I don't read an abundance of memoirs. I am just really and truly a fiction girl, with some theology and Christian life reading thrown in for good measure. But occasionally I'll pick one up and enjoy it. This week I reviewed Trail of Crumbs which was excellent.
When I've read memoirs, I've never really had a problem with the memoirist, however, so I'm surprised when others point out how arrogant they sound. The first time this happened was when our late beloved Dewey answered questions about Educating Esme. I had read this book and felt inspired by it. It never really occurred to me that Esme was arrogant until Dewey pointed it out. I don't know that if I went back and read it I would find that to be true or not, I'd rather keep my positive impression of the book to be honest. (I just went and read the comments to see if I said anything at the time...I didn't. I did think Esme's comment was funny)

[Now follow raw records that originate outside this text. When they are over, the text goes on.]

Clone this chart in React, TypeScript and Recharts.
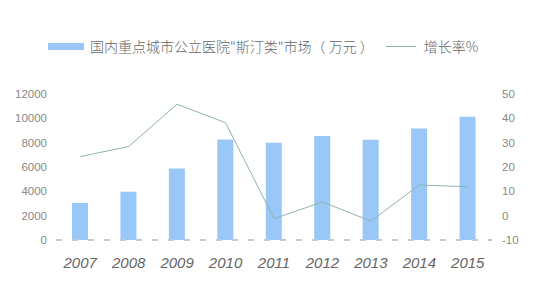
import React from "react";
import {
  ComposedChart,
  Bar,
  Line,
  XAxis,
  YAxis,
  Legend,
} from "recharts";

const years = ["2007", "2008", "2009", "2010", "2011", "2012", "2013", "2014", "2015"];
const market = [3050, 3970, 5880, 8260, 8000, 8550, 8230, 9160, 10120];
const growth = [24.3, 28.4, 45.8, 38.2, -1.2, 5.6, -2.2, 12.6, 11.9];

const leftTicks = [0, 2000, 4000, 6000, 8000, 10000, 12000];
const rightTicks = [-10, 0, 10, 20, 30, 40, 50];

const barName = "国内重点城市公立医院\"斯汀类\"市场（ 万元 ）";
const lineName = "增长率%";

const data = years.map((y, i) => ({ year: y, market: market[i], growth: growth[i] }));

const FONT = "'Liberation Sans', Arial, sans-serif";

const LegendContent = () => (
  <div
    style={{
      display: "flex",
      alignItems: "center",
      fontFamily: "'Noto Sans CJK SC', sans-serif",
      fontSize: 14,
      fontWeight: 300,
      color: "#666",
      paddingLeft: 48,
    }}
  >
    <span style={{ width: 36, height: 7, background: "#99C8F8", display: "inline-block", marginRight: 6 }} />
    <span>{barName}</span>
    <span style={{ width: 30, height: 1, background: "#8FB3AE", display: "inline-block", margin: "0 8px 0 12px" }} />
    <span>{lineName}</span>
  </div>
);

export default function App() {
  return (
    <div style={{ position: "absolute", left: 0, top: 0, width: 537, height: 296, background: "#fff" }}>
      <ComposedChart
        width={537}
        height={296}
        data={data}
        margin={{ top: 74, right: 0, bottom: 0, left: 0 }}
      >
        <Legend
          verticalAlign="top"
          content={<LegendContent />}
          wrapperStyle={{ top: 36, left: 0, width: 537 }}
        />
        <XAxis
          dataKey="year"
          height={56}
          tickSize={0}
          tickMargin={17}
          axisLine={{ stroke: "#b9cbd8", strokeWidth: 2, strokeDasharray: "6 10" }}
          tick={{ fontSize: 15, fontStyle: "italic", fill: "#666", fontFamily: FONT }}
        />
        <YAxis
          yAxisId="left"
          width={56}
          domain={[0, 12000]}
          ticks={leftTicks}
          tickSize={0}
          tickMargin={9}
          axisLine={false}
          tick={{ fontSize: 11.5, fill: "#888", fontFamily: FONT }}
        />
        <YAxis
          yAxisId="right"
          orientation="right"
          width={45}
          domain={[-10, 50]}
          ticks={rightTicks}
          tickSize={0}
          tickMargin={10}
          axisLine={false}
          tick={{ fontSize: 11.5, fill: "#888", fontFamily: FONT }}
        />
        <Bar
          yAxisId="left"
          dataKey="market"
          name={barName}
          fill="#99C8F8"
          barSize={16}
          isAnimationActive={false}
        />
        <Line
          yAxisId="right"
          dataKey="growth"
          name={lineName}
          type="linear"
          stroke="#8FB3AE"
          strokeWidth={1}
          dot={false}
          isAnimationActive={false}
        />
      </ComposedChart>
    </div>
  );
}
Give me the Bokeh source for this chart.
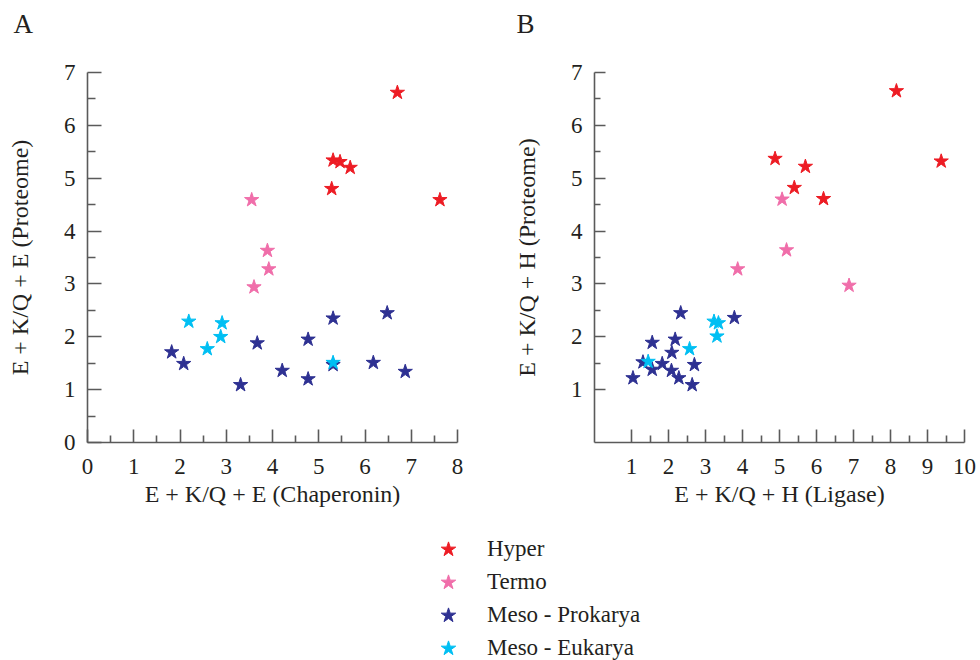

Anyway, perhaps because I didn't comment, it's remained an unresolved issue in my mind so when a comment came in this week on one of my glowing reviews of a memoir, it came to the surface again. The book was A Friend Like Henry by Nuala Gardner which I loved and wept during. I felt that book truly inspired and educated me. Here's what the commentor said:
I can honestly say this is the worst book I have ever read. The only redeeming part of the book is when Dale offered his own insights in just a few pages. The book should have been titled...Me, me and more about me. This was one of the most egotistical books I've read, and I've been reading for over 50 years. I highly recommend NOT reading this book.
I have to admit my initial reaction was...what?!? Then I thought, were they aware this is a memoir? (of which the first two letters spell ME). And finally, I tried to see it from their point of view. And I can...a little bit. After all, they were pretty awesome and persistent parents willing to do anything for their son. But no..in the end I can't really see it from their point of view. I was left to conclude they had some sort of personal vendetta against the actual people and decided to take it to my blog, the logical place to air such things. (I suspect this because the search term that led them to my blog was the name of the author and not the book)
But I wonder....I mean, in the case of Esme and Nuala, perhaps it's hard not to sound like you think you're great. Both of them faced quite a bit of adversity and overcame huge obstacles. Their stories are inspirational and triumphant. And their hard work, persistence, and belief in themselves played a big role in that. So when they write about it...well perhaps there's no way not to sound arrogant.
So how about all of you? Do you read memoirs? Have you ever found the memoirist arrogant? Have you ever read a memoir that you found you enjoyed but did not like the memoirist? (is that even a word, or have I made it up for this blog post?)